![]() |
Rektor Universitas Gunung Rinjani, Dr. basri Mulyani, SH., MH l. (Foto: Istimewa/MP). |
MANDALIKAPOST.com – Wacana pemberian izin usaha pertambangan (WIUP) kepada perguruan tinggi menuai kritik tajam dari Rektor Universitas Gunung Rinjani (UGR), Dr. Basri Mulyani, SH., MH. Menurutnya, wacana ini merupakan "jebakan" untuk membungkam sikap kritis kampus terhadap pemerintah.
"Wacana kampus dapat izin tambang merupakan jebakan untuk membuat perguruan tinggi yang semestinya kritis menjadi bungkam terhadap pemerintah," tegas Basri dalam keterangannya saat dikonfirmasi, Kamis (6/2).

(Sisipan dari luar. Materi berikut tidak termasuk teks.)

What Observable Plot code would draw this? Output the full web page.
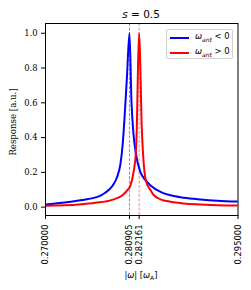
<!DOCTYPE html>
<html>
<head>
<meta charset="utf-8">
<script src="https://cdn.jsdelivr.net/npm/d3@7"></script>
<script src="https://cdn.jsdelivr.net/npm/@observablehq/plot@0.6"></script>
<style>
  body { margin: 0; background: #fff; }
  #wrap { position: relative; width: 251px; height: 290px; font-family: "DejaVu Sans", sans-serif; color: #000; }
  .abs { position: absolute; white-space: nowrap; line-height: 1; }
</style>
</head>
<body>
<div id="wrap"></div>
<script>
// Peak positions (tick labels)
const xTicks = [0.27, 0.280905, 0.282161, 0.295];
const yTicks = [0, 0.2, 0.4, 0.6, 0.8, 1.0];
const peakBlue = 0.280905;
const peakRed = 0.282161;

// ω_ant < 0 (blue)
const omegaBlue = [0.27, 0.2722, 0.27432, 0.27649, 0.27714, 0.27779, 0.27866, 0.27931, 0.27974, 0.28004, 0.2803, 0.28058, 0.280905, 0.28117, 0.28143, 0.28173, 0.28234, 0.28299, 0.28364, 0.28494, 0.28623, 0.28796, 0.29013, 0.2923, 0.295];
const respBlue  = [0.0155, 0.025, 0.038, 0.056, 0.066, 0.084, 0.12, 0.175, 0.25, 0.37, 0.54, 0.75, 1.0, 0.60, 0.42, 0.31, 0.20, 0.155, 0.125, 0.088, 0.068, 0.054, 0.044, 0.037, 0.032];

// ω_ant > 0 (red)
const omegaRed = [0.27, 0.27432, 0.27649, 0.27866, 0.27996, 0.28061, 0.28104, 0.28143, 0.28173, 0.28188, 0.28201, 0.282161, 0.28232, 0.28247, 0.28264, 0.28286, 0.28312, 0.28364, 0.28403, 0.28494, 0.28623, 0.28796, 0.29013, 0.2923, 0.295];
const respRed  = [0.008, 0.0155, 0.025, 0.042, 0.067, 0.096, 0.125, 0.2, 0.31, 0.5, 0.8, 1.0, 0.8, 0.5, 0.33, 0.2, 0.14, 0.098, 0.07, 0.045, 0.031, 0.021, 0.0155, 0.0115, 0.009];

const blue = omegaBlue.map((w, i) => ({w, r: respBlue[i]}));
const red = omegaRed.map((w, i) => ({w, r: respRed[i]}));
const peaks = [{w: peakBlue, c: "blue"}, {w: peakRed, c: "red"}];

const chart = Plot.plot({
  width: 251,
  height: 290,
  marginLeft: 45,
  marginRight: 13.5,
  marginTop: 23,
  marginBottom: 75,
  style: {background: "transparent", overflow: "visible"},
  x: {domain: [0.27, 0.295]},
  y: {domain: [-0.048, 1.056]},
  marks: [
    Plot.ruleX(peaks, {x: "w", stroke: "c", strokeWidth: 0.8, strokeOpacity: 0.6, strokeDasharray: "3,1.5"}),
    Plot.line(blue, {x: "w", y: "r", stroke: "blue", strokeWidth: 2, curve: "monotone-x", clip: true}),
    Plot.line(red, {x: "w", y: "r", stroke: "red", strokeWidth: 2, curve: "monotone-x", clip: true}),
    Plot.frame({stroke: "#000", strokeWidth: 1}),
    Plot.axisY(yTicks, {tickSize: 4, tickPadding: 4, tickFormat: ".1f", label: null, fontFamily: "DejaVu Serif", fontSize: 8.4, stroke: "#000"}),
    Plot.axisX(xTicks, {tickSize: 4, tickPadding: 5, tickFormat: ".6f", tickRotate: -90, label: null, fontFamily: "DejaVu Sans", fontSize: 8.4, stroke: "#000"})
  ]
});
const wrap = document.getElementById("wrap");
chart.style.position = "absolute";
chart.style.left = "0px";
chart.style.top = "0px";
wrap.appendChild(chart);

function add(html, style) {
  const d = document.createElement("div");
  d.className = "abs";
  d.innerHTML = html;
  Object.assign(d.style, style);
  wrap.appendChild(d);
  return d;
}
// Title
add('<i>s</i> = 0.5', {left: "141px", top: "13.5px", transform: "translate(-50%,-50%)", fontSize: "10.5px"});
// x label
add('|<i>ω</i>| [<i>ω</i><sub style="font-size:6px;font-style:normal">A</sub>]', {left: "141px", top: "276px", transform: "translate(-50%,-50%)", fontSize: "8.4px"});
// y label
add('Response [a.u.]', {left: "13px", top: "122px", transform: "translate(-50%,-50%) rotate(-90deg)", fontSize: "8.6px", fontFamily: "DejaVu Serif"});
// Legend
add(
  '<div style="display:flex;align-items:center;height:15px"><span style="display:inline-block;width:19px;height:2px;background:blue;margin:0 6px 0 3px"></span><span><i>ω</i><sub style="font-size:6px"><i>ant</i></sub> &lt; 0</span></div>' +
  '<div style="display:flex;align-items:center;height:15px"><span style="display:inline-block;width:19px;height:2px;background:red;margin:0 6px 0 3px"></span><span><i>ω</i><sub style="font-size:6px"><i>ant</i></sub> &gt; 0</span></div>',
  {left: "166px", top: "29px", width: "67px", height: "30px", border: "1px solid #d0d0d0", borderRadius: "2px", background: "rgba(255,255,255,0.85)", fontSize: "8.4px", boxSizing: "border-box"}
);
</script>
</body>
</html>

Basri memaparkan beberapa alasan mengapa kampus harus menolak mentah-mentah pemberian WIUP. Pertama, ia menyoroti rekam jejak buruk pengelolaan tambang yang selalu berdampak negatif terhadap lingkungan.
"Pengelolaan tambang selama ini selalu berdampak negatif terhadap lingkungan. Belum ada rekam jejak tambang memproteksi lingkungan atau melindungi manusia," ujarnya.
Kedua, Basri tidak setuju jika pemberian konsesi pengelolaan tambang dianggap dapat mengembangkan pendidikan. Menurutnya, izin tersebut justru akan merusak integritas dunia pendidikan dan menghancurkan masa depan bangsa.
"Pemberian izin itu justru merusak integritas dunia pendidikan dan menghancurkan masa depan bangsa. Hal ini karena orientasi tambang adalah keuntungan, tanpa menghitung biaya sosial maupun biaya lingkungan hidup yang ditimbulkan dari pertambangan, maka tidak ada pembangunan berkelanjutan tersebut," paparnya.
Ketiga, izin tambang akan merusak marwah kampus sebagai lembaga pendidikan, penelitian, dan pengabdian dengan Tri Dharmanya. Kampus akan terlibat dalam pragmatisme dan keuntungan semata melalui bisnis berisiko tinggi seperti tambang, alih-alih fokus pada pemajuan ilmu pengetahuan.
"Izin tambang akan merusak marawah kampus sebagai Lembaga Pendidikan, penelitian dan pengabdian dengan Tri Darmanya," kata Basri.
Keempat, potensi konflik kepentingan dalam pengelolaan izin tambang sangat mungkin terjadi. Perebutan profit, kerusakan ekologi dan sosial budaya di tengah masyarakat, hingga persoalan korupsi di sektor pertambangan menjadi ancaman nyata jika kampus terlibat dalam pengelolaan tambang.
"Konflik kepentingan dalam pengelolaan izin tambang akan sangat mungkin terjadi. Konflik kepentingan itu berhubungan dengan perebutan profit, bahkan rusaknya ekologi dan social budaya di Tengah-tengah Masyarakat jika kampus masuk dalam pengelolaan tambang. Belum lagi persoalan korupsi di sektor pertambangan yang harus kampus masuk terjerembab dalam lingkungan pertambangan," jelasnya.
Basri menegaskan bahwa core business kampus adalah pengajaran, penelitian, dan pengabdian masyarakat, bukan pengelolaan tambang.
Ia meminta rencana pemberian konsesi pertambangan dibatalkan dan mengajak perguruan tinggi di Indonesia untuk merenungkan dampak sosial serta lingkungan hidup yang ditimbulkan oleh pengelolaan tambang.
"Lebih baik perguruan tinggi di Indonesia ini memikirkan bersama dampak sosial dan dampak lingkungan hidup yang ditimbulkan dari pengelolaan tambang. Termasuk potensi konflik kepentingan dan konflik ekologi, social budaya dan ekonomi yang akan timbul dari pengelolaan tambang," pungkasnya.